It’s tough to judge a film based off of a true-life account of a terrible event. I maintain here to judge it as a film foremost, with the real heroism of the figures involved being incidental to our discussion of the film at large. And where does The Zookeeper’s Wife rank? Decent, but no Schindler’s List-style Oscars heading this way I feel.
The Holocaust film genre is one that, dare I say it, is a gift that keeps on giving to filmmakers these days. The tropes are well known and the drama is already culturally known, so you just pick your angle and head for the hills with your box office takings. There were moments that I thought the script for this film must have just had brackets that said “general Nazi evilness takes place here for 5 minutes.”
What I mean is that it seems like we’re telling the same story over and over, and each time it loses its impact. The Zookeeper’s Wife’s best moments are when it can contribute something new to the events we know so well, which it does do well enough at points.

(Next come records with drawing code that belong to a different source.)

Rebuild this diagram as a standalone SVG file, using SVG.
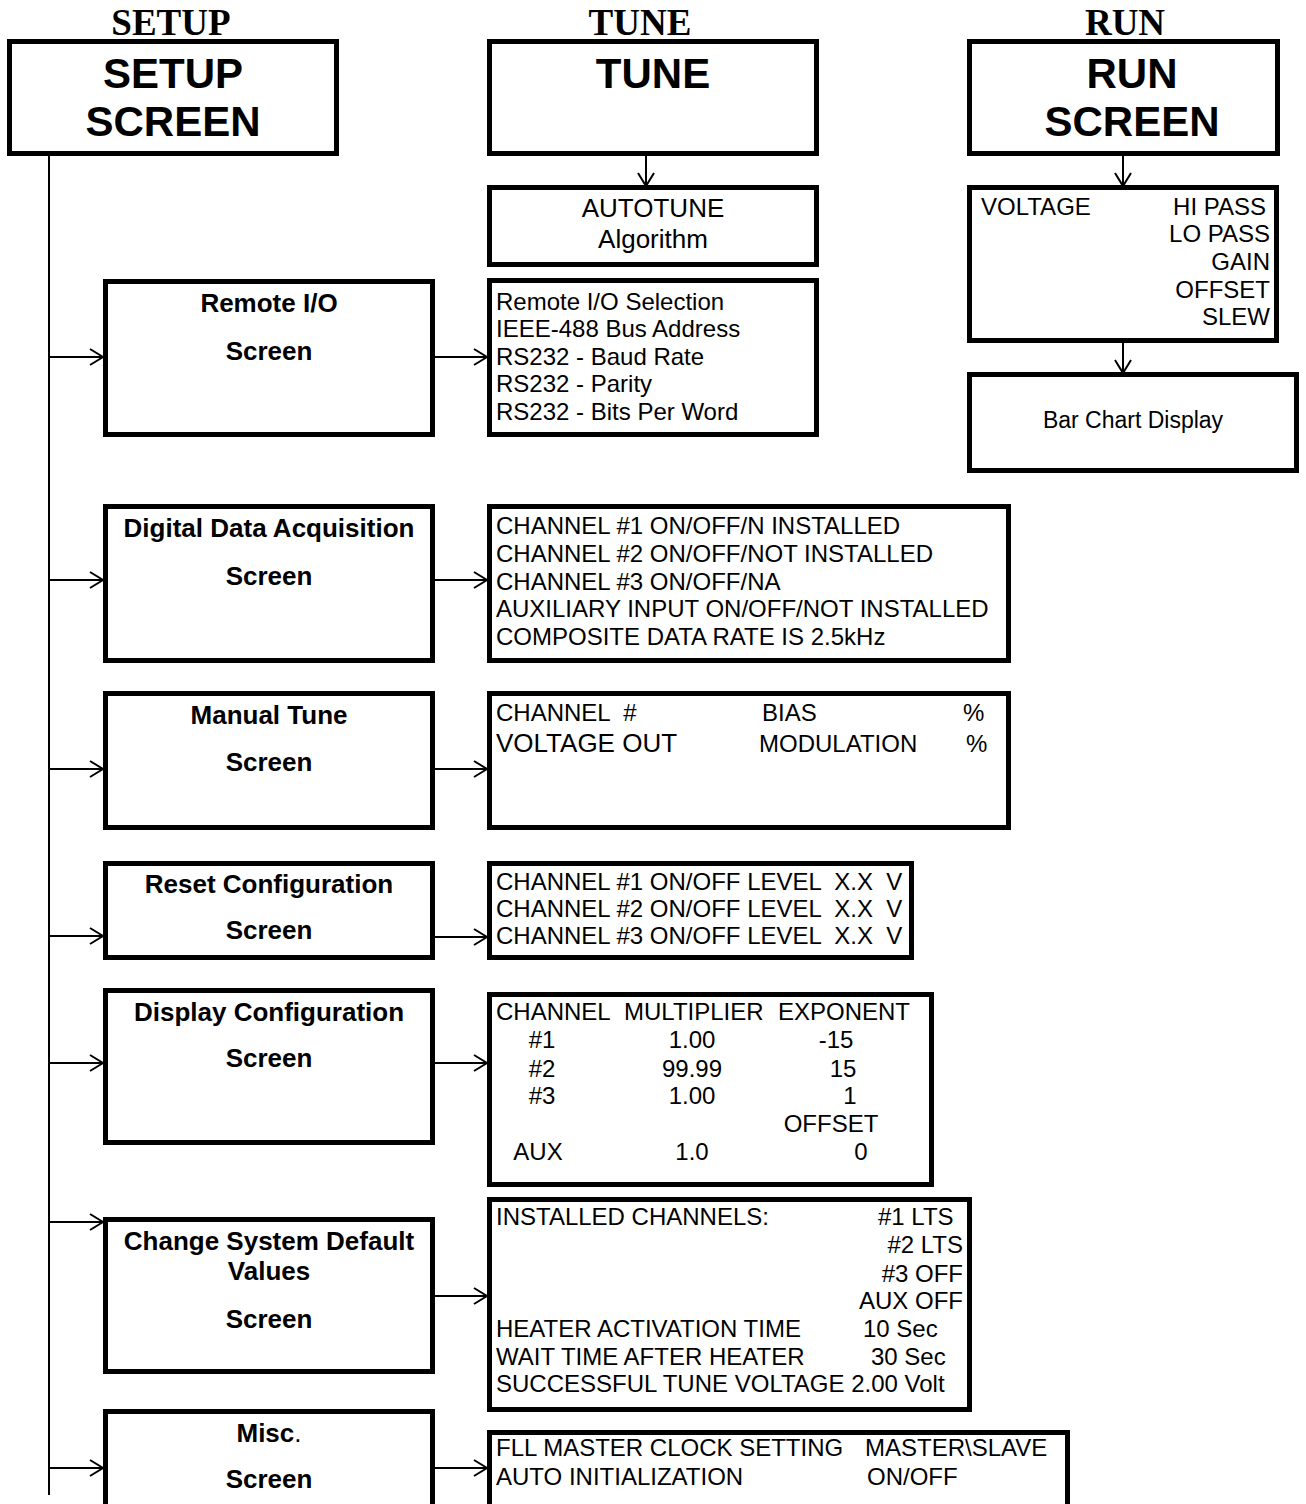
<svg xmlns="http://www.w3.org/2000/svg" width="1306" height="1504" viewBox="0 0 1306 1504">
<style>
.box{fill:#fff;stroke:#000;stroke-width:5}
.ln{fill:none;stroke:#000;stroke-width:2}
.hd{font-family:"Liberation Serif","Times New Roman",serif;font-weight:bold;font-size:37px;text-anchor:middle}
.tt{font-family:"Liberation Sans",Arial,sans-serif;font-weight:bold;font-size:42px;text-anchor:middle}
.lb{font-family:"Liberation Sans",Arial,sans-serif;font-weight:bold;font-size:26px;text-anchor:middle}
.tx{font-family:"Liberation Sans",Arial,sans-serif;font-size:24px;white-space:pre}
.mid{text-anchor:middle}
.end{text-anchor:end}
</style>
<defs>
<marker id="ah" markerWidth="16" markerHeight="18" refX="14" refY="9" orient="auto" markerUnits="userSpaceOnUse">
<path d="M1,1 L14,9 L1,17" fill="none" stroke="#000" stroke-width="2"/>
</marker>
</defs>
<rect width="1306" height="1504" fill="#fff"/>

<g id="headers">
<text class="hd" x="171" y="35">SETUP</text>
<text class="hd" x="640" y="35">TUNE</text>
<text class="hd" x="1125" y="35">RUN</text>
</g>

<g id="connectors">
<line class="ln" x1="49" y1="153" x2="49" y2="1495"/>
<line class="ln" x1="49" y1="357" x2="103" y2="357" marker-end="url(#ah)"/>
<line class="ln" x1="49" y1="580" x2="103" y2="580" marker-end="url(#ah)"/>
<line class="ln" x1="49" y1="769" x2="103" y2="769" marker-end="url(#ah)"/>
<line class="ln" x1="49" y1="936" x2="103" y2="936" marker-end="url(#ah)"/>
<line class="ln" x1="49" y1="1063" x2="103" y2="1063" marker-end="url(#ah)"/>
<line class="ln" x1="49" y1="1222" x2="103" y2="1222" marker-end="url(#ah)"/>
<line class="ln" x1="49" y1="1468" x2="103" y2="1468" marker-end="url(#ah)"/>
<line class="ln" x1="435" y1="357" x2="487" y2="357" marker-end="url(#ah)"/>
<line class="ln" x1="435" y1="580" x2="487" y2="580" marker-end="url(#ah)"/>
<line class="ln" x1="435" y1="769" x2="487" y2="769" marker-end="url(#ah)"/>
<line class="ln" x1="435" y1="937" x2="487" y2="937" marker-end="url(#ah)"/>
<line class="ln" x1="435" y1="1063" x2="487" y2="1063" marker-end="url(#ah)"/>
<line class="ln" x1="435" y1="1296" x2="487" y2="1296" marker-end="url(#ah)"/>
<line class="ln" x1="435" y1="1468" x2="487" y2="1468" marker-end="url(#ah)"/>
<line class="ln" x1="646" y1="156" x2="646" y2="186" marker-end="url(#ah)"/>
<line class="ln" x1="1123" y1="156" x2="1123" y2="186" marker-end="url(#ah)"/>
<line class="ln" x1="1123" y1="343" x2="1123" y2="373" marker-end="url(#ah)"/>
</g>

<g id="setup-screen">
<rect class="box" x="9.5" y="41.5" width="327" height="112"/>
<text class="tt" x="173" y="88">SETUP</text>
<text class="tt" x="173" y="136">SCREEN</text>
</g>

<g id="tune">
<rect class="box" x="489.5" y="41.5" width="327" height="112"/>
<text class="tt" x="653" y="88">TUNE</text>
</g>

<g id="run-screen">
<rect class="box" x="969.5" y="41.5" width="308" height="112"/>
<text class="tt" x="1132" y="88">RUN</text>
<text class="tt" x="1132" y="136">SCREEN</text>
</g>

<g id="autotune">
<rect class="box" x="489.5" y="187.5" width="327" height="77"/>
<text class="tx mid" x="653" y="217" style="font-size:26px">AUTOTUNE</text>
<text class="tx mid" x="653" y="248" style="font-size:26px">Algorithm</text>
</g>

<g id="run-params">
<rect class="box" x="969.5" y="187.5" width="307" height="153"/>
<text class="tx" x="981" y="215">VOLTAGE</text>
<text class="tx end" x="1266" y="215">HI PASS</text>
<text class="tx end" x="1270" y="242">LO PASS</text>
<text class="tx end" x="1270" y="270">GAIN</text>
<text class="tx end" x="1270" y="298">OFFSET</text>
<text class="tx end" x="1270" y="325">SLEW</text>
</g>

<g id="bar-chart">
<rect class="box" x="969.5" y="374.5" width="327" height="96"/>
<text class="tx mid" x="1133" y="428" style="font-size:23px">Bar Chart Display</text>
</g>

<g id="remote-io">
<rect class="box" x="105.5" y="281.5" width="327" height="153"/>
<text class="lb" x="269" y="312">Remote I/O</text>
<text class="lb" x="269" y="360">Screen</text>
</g>

<g id="remote-io-list">
<rect class="box" x="489.5" y="280.5" width="327" height="154"/>
<text class="tx" x="496" y="310">Remote I/O Selection</text>
<text class="tx" x="496" y="337">IEEE-488 Bus Address</text>
<text class="tx" x="496" y="365">RS232 - Baud Rate</text>
<text class="tx" x="496" y="392">RS232 - Parity</text>
<text class="tx" x="496" y="420">RS232 - Bits Per Word</text>
</g>

<g id="digital-data">
<rect class="box" x="105.5" y="506.5" width="327" height="154"/>
<text class="lb" x="269" y="537">Digital Data Acquisition</text>
<text class="lb" x="269" y="585">Screen</text>
</g>

<g id="digital-data-list">
<rect class="box" x="489.5" y="506.5" width="519" height="154"/>
<text class="tx" x="496" y="534">CHANNEL #1 ON/OFF/N INSTALLED</text>
<text class="tx" x="496" y="562">CHANNEL #2 ON/OFF/NOT INSTALLED</text>
<text class="tx" x="496" y="590">CHANNEL #3 ON/OFF/NA</text>
<text class="tx" x="496" y="617">AUXILIARY INPUT ON/OFF/NOT INSTALLED</text>
<text class="tx" x="496" y="645">COMPOSITE DATA RATE IS 2.5kHz</text>
</g>

<g id="manual-tune">
<rect class="box" x="105.5" y="693.5" width="327" height="134"/>
<text class="lb" x="269" y="724">Manual Tune</text>
<text class="lb" x="269" y="771">Screen</text>
</g>

<g id="manual-tune-list">
<rect class="box" x="489.5" y="693.5" width="519" height="134"/>
<text class="tx" x="496" y="721">CHANNEL  #</text>
<text class="tx" x="762" y="721">BIAS</text>
<text class="tx" x="963" y="721">%</text>
<text class="tx" x="496" y="752" style="font-size:26px">VOLTAGE OUT</text>
<text class="tx" x="759" y="752">MODULATION</text>
<text class="tx" x="966" y="752">%</text>
</g>

<g id="reset-config">
<rect class="box" x="105.5" y="863.5" width="327" height="94"/>
<text class="lb" x="269" y="893">Reset Configuration</text>
<text class="lb" x="269" y="939">Screen</text>
</g>

<g id="reset-config-list">
<rect class="box" x="489.5" y="863.5" width="422" height="94"/>
<text class="tx" x="496" y="890">CHANNEL #1 ON/OFF LEVEL  X.X  V</text>
<text class="tx" x="496" y="917">CHANNEL #2 ON/OFF LEVEL  X.X  V</text>
<text class="tx" x="496" y="944">CHANNEL #3 ON/OFF LEVEL  X.X  V</text>
</g>

<g id="display-config">
<rect class="box" x="105.5" y="990.5" width="327" height="152"/>
<text class="lb" x="269" y="1021">Display Configuration</text>
<text class="lb" x="269" y="1067">Screen</text>
</g>

<g id="display-config-list">
<rect class="box" x="489.5" y="994.5" width="442" height="190"/>
<text class="tx" x="496" y="1020">CHANNEL</text>
<text class="tx" x="624" y="1020">MULTIPLIER</text>
<text class="tx" x="778" y="1020">EXPONENT</text>
<text class="tx mid" x="542" y="1048">#1</text>
<text class="tx mid" x="692" y="1048">1.00</text>
<text class="tx mid" x="836" y="1048">-15</text>
<text class="tx mid" x="542" y="1077">#2</text>
<text class="tx mid" x="692" y="1077">99.99</text>
<text class="tx mid" x="843" y="1077">15</text>
<text class="tx mid" x="542" y="1104">#3</text>
<text class="tx mid" x="692" y="1104">1.00</text>
<text class="tx mid" x="850" y="1104">1</text>
<text class="tx mid" x="831" y="1132">OFFSET</text>
<text class="tx mid" x="538" y="1160">AUX</text>
<text class="tx mid" x="692" y="1160">1.0</text>
<text class="tx mid" x="861" y="1160">0</text>
</g>

<g id="change-defaults">
<rect class="box" x="105.5" y="1219.5" width="327" height="152"/>
<text class="lb" x="269" y="1250">Change System Default</text>
<text class="lb" x="269" y="1280">Values</text>
<text class="lb" x="269" y="1328">Screen</text>
</g>

<g id="change-defaults-list">
<rect class="box" x="489.5" y="1199.5" width="480" height="210"/>
<text class="tx" x="496" y="1225">INSTALLED CHANNELS:</text>
<text class="tx" x="878" y="1225">#1 LTS</text>
<text class="tx end" x="963" y="1253">#2 LTS</text>
<text class="tx end" x="963" y="1282">#3 OFF</text>
<text class="tx end" x="963" y="1309">AUX OFF</text>
<text class="tx" x="496" y="1337">HEATER ACTIVATION TIME</text>
<text class="tx" x="863" y="1337">10 Sec</text>
<text class="tx" x="496" y="1365">WAIT TIME AFTER HEATER</text>
<text class="tx" x="871" y="1365">30 Sec</text>
<text class="tx" x="496" y="1392">SUCCESSFUL TUNE VOLTAGE 2.00 Volt</text>
</g>

<g id="misc">
<rect class="box" x="105.5" y="1411.5" width="327" height="110"/>
<text class="lb" x="269" y="1442">Misc<tspan style="font-weight:normal">.</tspan></text>
<text class="lb" x="269" y="1488">Screen</text>
</g>

<g id="misc-list">
<rect class="box" x="489.5" y="1432.5" width="578" height="90"/>
<text class="tx" x="496" y="1456">FLL MASTER CLOCK SETTING</text>
<text class="tx" x="865" y="1456">MASTER\SLAVE</text>
<text class="tx" x="496" y="1485">AUTO INITIALIZATION</text>
<text class="tx" x="867" y="1485">ON/OFF</text>
</g>
</svg>
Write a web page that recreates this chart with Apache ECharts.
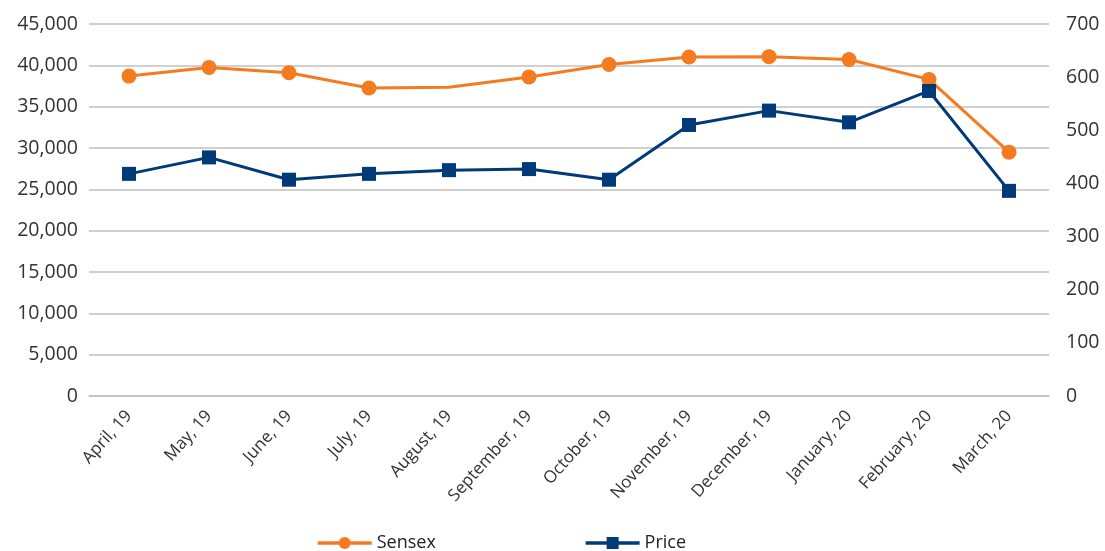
<!DOCTYPE html>
<html><head><meta charset="utf-8">
<script src="https://cdn.jsdelivr.net/npm/echarts@6/dist/echarts.min.js"></script>
<style>html,body{margin:0;padding:0;background:#fff}#c{width:1105px;height:551px}</style>
</head><body><div id="c"></div>
<script>
const categories = ['April, 19','May, 19','June, 19','July, 19','August, 19','September, 19','October, 19','November, 19','December, 19','January, 20','February, 20','March, 20'];
const sensex = [38700, 39750, 39100, 37250, 37350, 38600, 40100, 41000, 41050, 40700, 38300, 29500];
const price = [418, 449, 407, 418, 425, 427, 407, 510, 537, 515, 574, 386];
const noMarkerIndex = 4; // August, 19 Sensex point has no marker

const FONT = 'Open Sans';
const chart = echarts.init(document.getElementById('c'), null, {renderer:'canvas'});
chart.setOption({
  animation:false,
  textStyle:{fontFamily:FONT},
  grid:{left:89, right:56, top:24, bottom:155, containLabel:false},
  legend:{
    left:311, top:529, itemWidth:54, itemHeight:15, itemGap:148,
    lineStyle:{width:3.5},
    textStyle:{fontFamily:FONT, fontSize:18, color:'#222'},
    data:['Sensex','Price']
  },
  xAxis:{
    type:'category', data:categories, boundaryGap:true,
    axisLine:{show:true, lineStyle:{color:'#c0c0c0', width:1.5}},
    axisTick:{show:false},
    axisLabel:{rotate:48, fontSize:17, color:'#333', fontFamily:FONT, margin:17, interval:0}
  },
  yAxis:[
    {type:'value', min:0, max:45000, interval:5000,
     axisLine:{show:false}, axisTick:{show:false},
     splitLine:{lineStyle:{color:'#c0c0c0', width:1.5}},
     axisLabel:{fontSize:19.5, color:'#333', margin:11, fontFamily:FONT,
       formatter:v=>v.toLocaleString('en-US')}},
    {type:'value', min:0, max:700, interval:100, position:'right',
     axisLine:{show:false}, axisTick:{show:false}, splitLine:{show:false},
     axisLabel:{fontSize:19.5, color:'#333', margin:17, fontFamily:FONT}}
  ],
  series:[
    {name:'Sensex', type:'line', yAxisIndex:0,
     data:sensex.map((v,i)=> i===noMarkerIndex ? {value:v, symbol:'none'} : v),
     symbol:'circle', symbolSize:15,
     lineStyle:{color:'#F47B20', width:3}, itemStyle:{color:'#F47B20'}},
    {name:'Price', type:'line', yAxisIndex:1, data:price,
     symbol:'rect', symbolSize:14,
     lineStyle:{color:'#003A78', width:3}, itemStyle:{color:'#003A78'}}
  ]
});
</script></body></html>
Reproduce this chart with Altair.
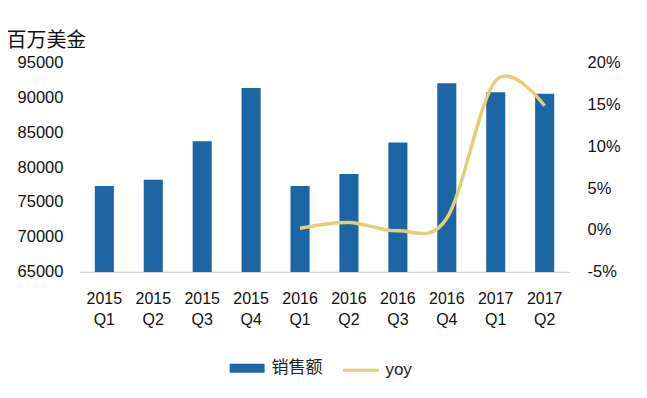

The film is based on the story of Antonina Zabinski (Chastain), the wife of the owner of the Warsaw Zoo. Antonina and her husband Jan were famous for, at great risk to themselves, using their commandeered zoo as cover to help Jews escape from Nazi occupied Poland. As many as 300 Jews were saved in this way during World War II, a remarkable feat worth of commemoration, and I suppose this film does it as well as any other method. Rounding up the cast is villain Lutz Heck, a zookeeper from Berlin with made Nazi fanaticism and an unhealthy interest in Antonina.
The Zookeeper’s Wife is at its best when showing the various ways that the Zabinski’s managed to smuggle Jews in and out of the zoo and disguise them. Many of these methods are seemingly laughable, but the fact is they worked in real life for the most part. The film is also especially strong in the first act, where the normality of the average life in the zoo is explored, and we begin to sense the danger of what is to come, first from the animals.
Chastain is normally marvellous in everything she is in, and I have a real soft spot for her, however, here she struggled a bit with her Polish accent and it really affected our ability to connect with her. Just do what all films have done for the last 70 years and give them British English accents, we would barely notice. However, she still managed to get across the idea of this being the story of the titular Zookeeper’s Wife. Her husband Jan is off doing all kinds of manly things, but the story remains focused clearly on her and her struggles during this time.
The Zookeeper’s Wife is based on a memoir by the real Antonina that I have yet to read. I may yet do so at some stage. However, this film did not really impact my life to any memorable degree. I’m glad we had heroes like the Zabinskis in real life, but as a film subject, I feel this well is supremely tapped dry with this particular focus.
The Zookeeper’s Wife is, ultimately, very average.